Executive Summary
Retail leaders rarely struggle because they lack systems. They struggle because commerce platforms, inventory applications, warehouse tools, ERP environments, and finance systems often operate on different timing models, data definitions, and control processes. The result is familiar: overselling, delayed fulfillment, invoice disputes, reconciliation effort, margin leakage, and poor visibility across channels. A strong retail API strategy addresses these issues by defining how data moves, who owns it, when it updates, and how exceptions are managed across the business.
The most effective approach is not simply to connect applications. It is to design an API-first operating model that aligns customer orders, product availability, pricing, tax, payments, returns, and financial postings with clear business rules. In practice, that means combining REST APIs for transactional operations, webhooks for near-real-time notifications, event-driven architecture for scalable state changes, and middleware or iPaaS for orchestration, transformation, and governance. For larger or more regulated environments, an ESB may still play a role where legacy systems and complex canonical models remain important.
This article provides a decision framework for ERP partners, MSPs, cloud consultants, software vendors, SaaS providers, API architects, enterprise architects, CTOs, and business decision makers. It explains how to choose the right integration patterns, how to govern APIs across the lifecycle, how to reduce operational risk, and how to build a roadmap that improves business outcomes rather than just technical connectivity.
Why does retail synchronization fail even when APIs already exist?
Many retail organizations assume that if each application exposes APIs, synchronization should be straightforward. In reality, APIs solve access, not alignment. Commerce systems prioritize customer experience and order capture. Inventory systems prioritize stock accuracy and fulfillment constraints. Finance systems prioritize control, auditability, and period-based accounting. These priorities create friction unless the integration strategy explicitly defines system-of-record ownership, latency expectations, exception handling, and data quality rules.
A common failure pattern is point-to-point integration built around immediate project needs. One connector updates stock, another posts orders, and a third syncs refunds. Over time, each integration embeds different assumptions about product identifiers, tax treatment, order status, and timing. The business then experiences inconsistent inventory positions, duplicate transactions, and manual reconciliation. The issue is not the API itself. The issue is the absence of an enterprise integration strategy.
What should a retail API strategy actually govern?

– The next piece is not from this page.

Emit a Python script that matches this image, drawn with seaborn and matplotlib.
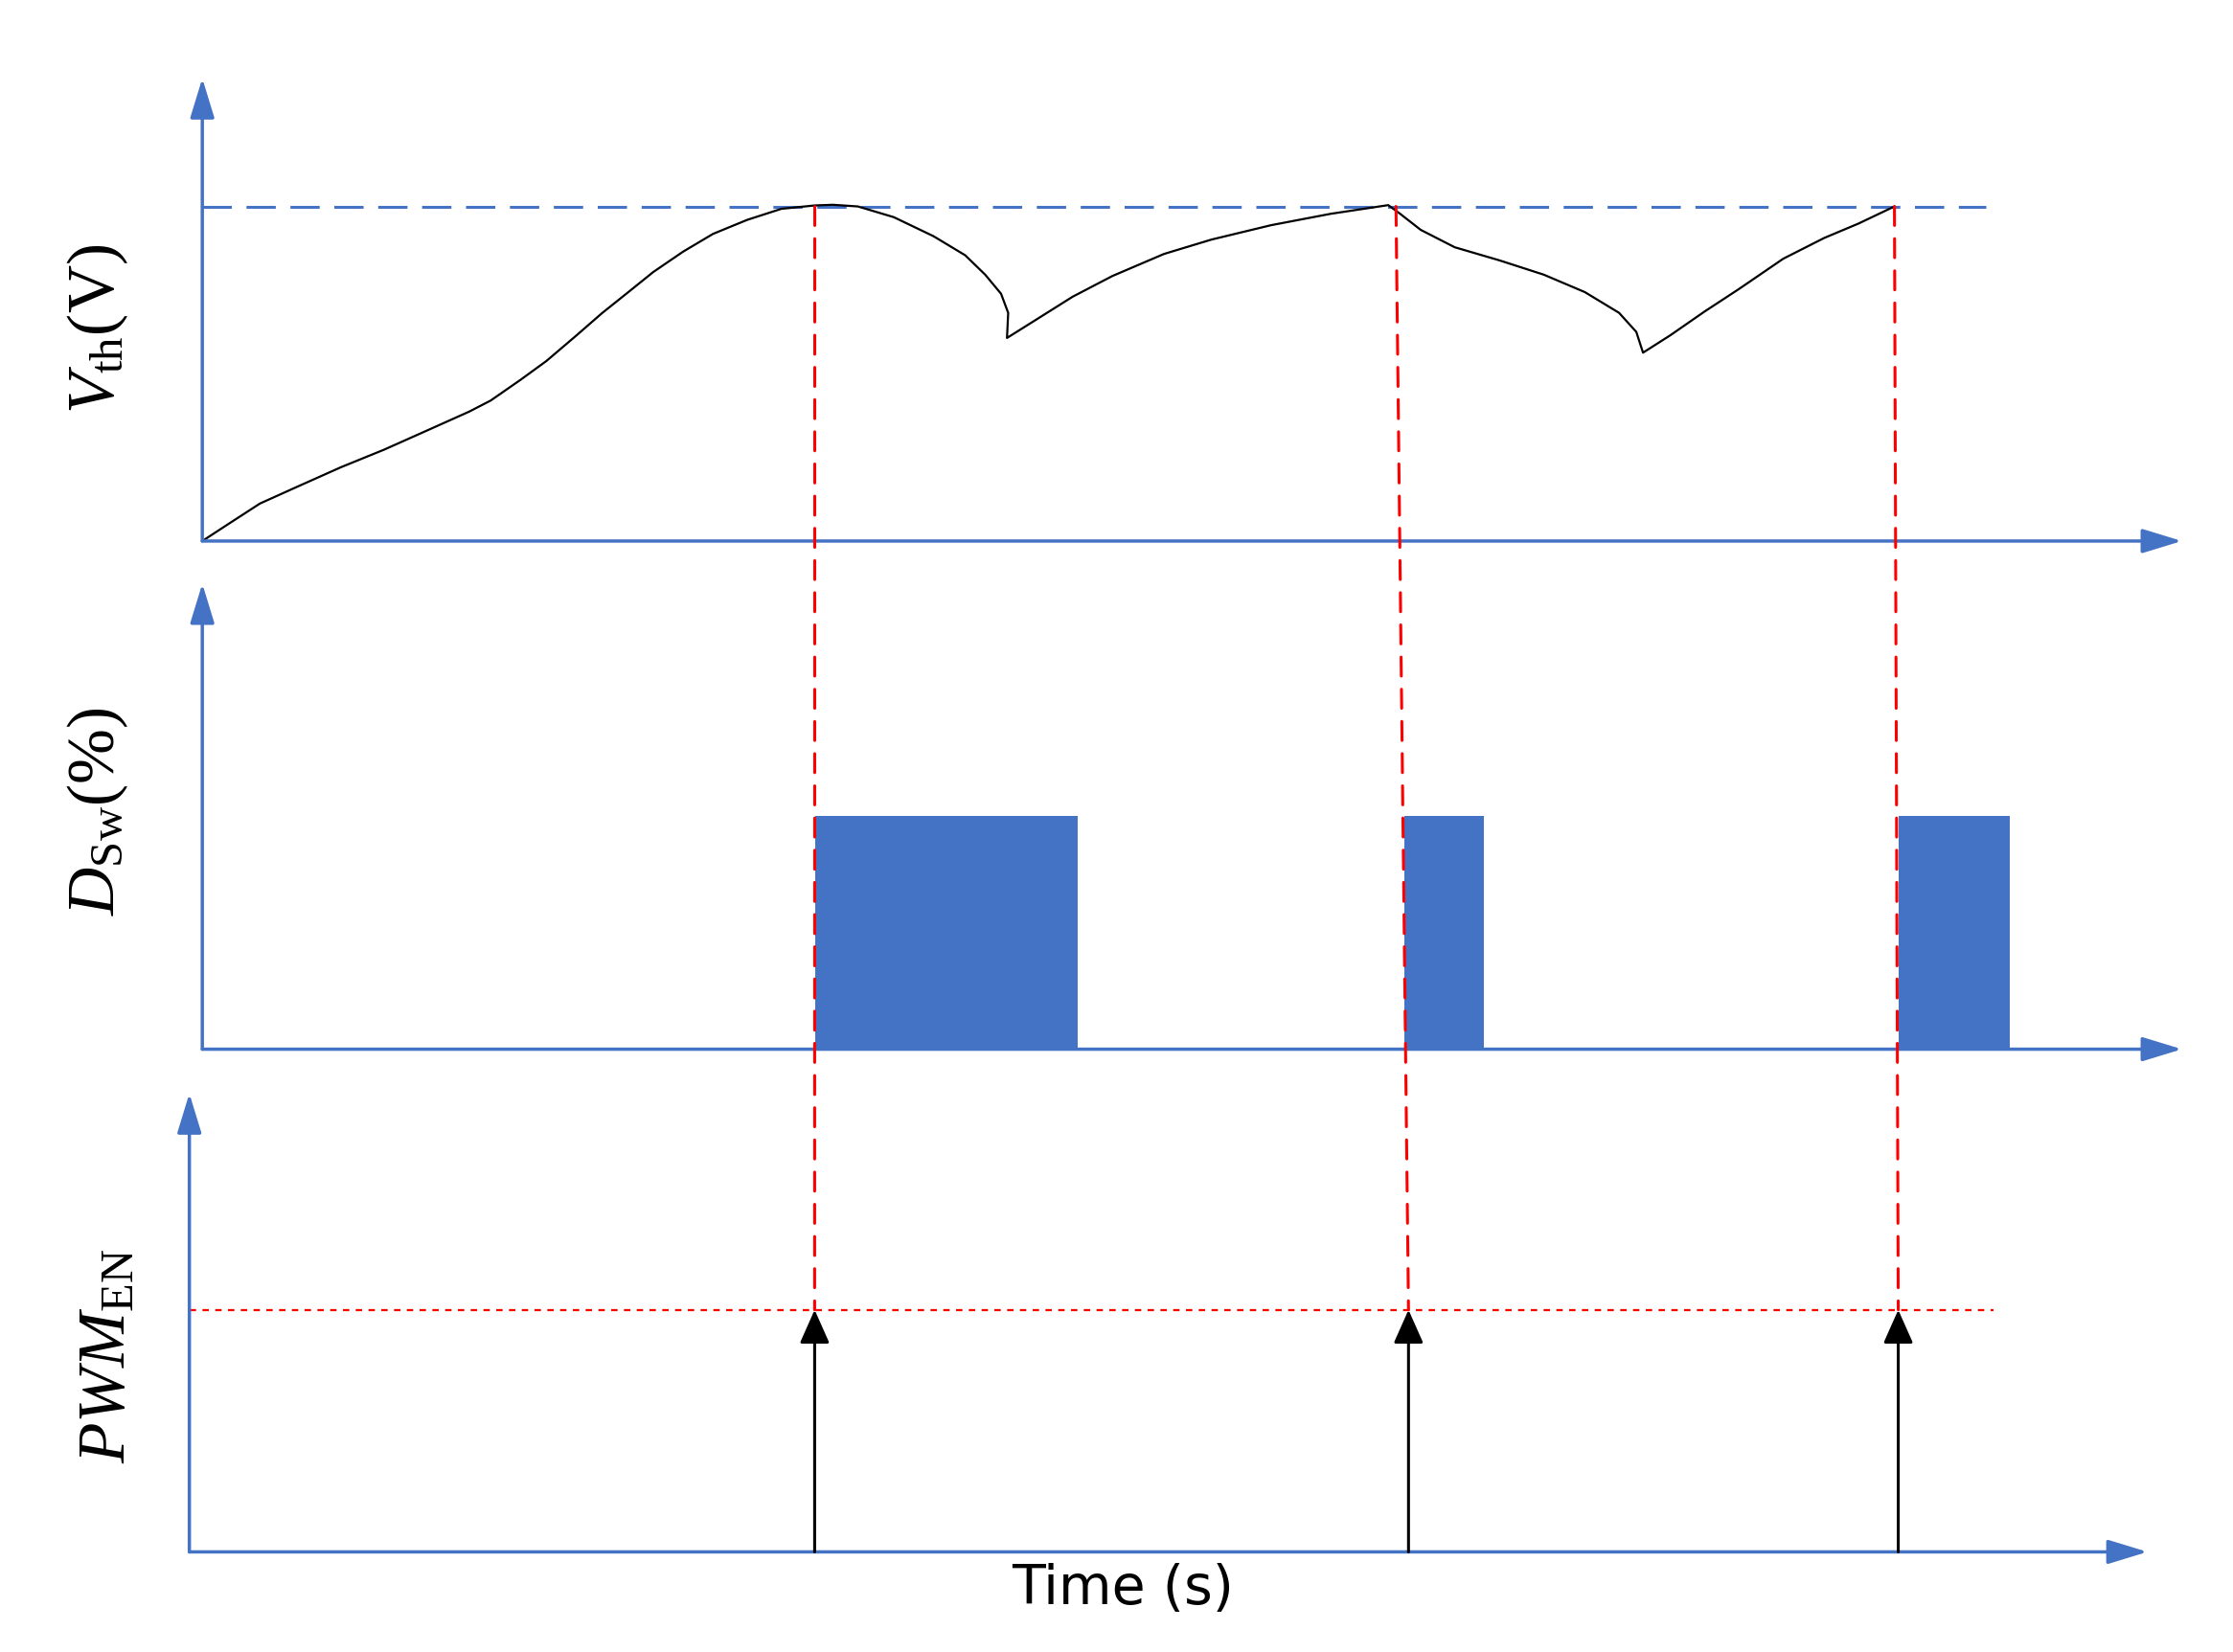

A retail API strategy should govern business flows, not just endpoints. At minimum, it should define master data ownership for products, customers, locations, pricing, and chart-of-accounts mappings. It should also define transactional ownership for orders, shipments, returns, refunds, invoices, and settlements. Equally important, it should specify which events must be real time, which can be near real time, and which can be processed in scheduled batches without harming the business.
- Business ownership: which system is authoritative for catalog, inventory availability, order status, tax, payment, and financial posting
- Integration patterns: when to use REST APIs, GraphQL, webhooks, event streams, file exchange, or workflow automation
- Operational controls: retry logic, idempotency, reconciliation, exception queues, logging, monitoring, and observability
- Security and access: OAuth 2.0, OpenID Connect, SSO, Identity and Access Management, token policies, and partner access boundaries
- Governance: API Gateway policies, API Management, API Lifecycle Management, versioning, deprecation, and change approval
- Commercial scalability: partner onboarding, white-label integration models, managed support, and service-level expectations
When these decisions are documented early, integration becomes a business capability. When they are left implicit, every new channel, marketplace, warehouse, or finance process increases complexity and risk.
Which architecture pattern fits commerce, inventory, and finance synchronization best?
There is no single best pattern for every retail environment. The right architecture depends on transaction volume, channel complexity, legacy constraints, financial control requirements, and partner ecosystem needs. Most enterprises benefit from a hybrid model rather than a pure one.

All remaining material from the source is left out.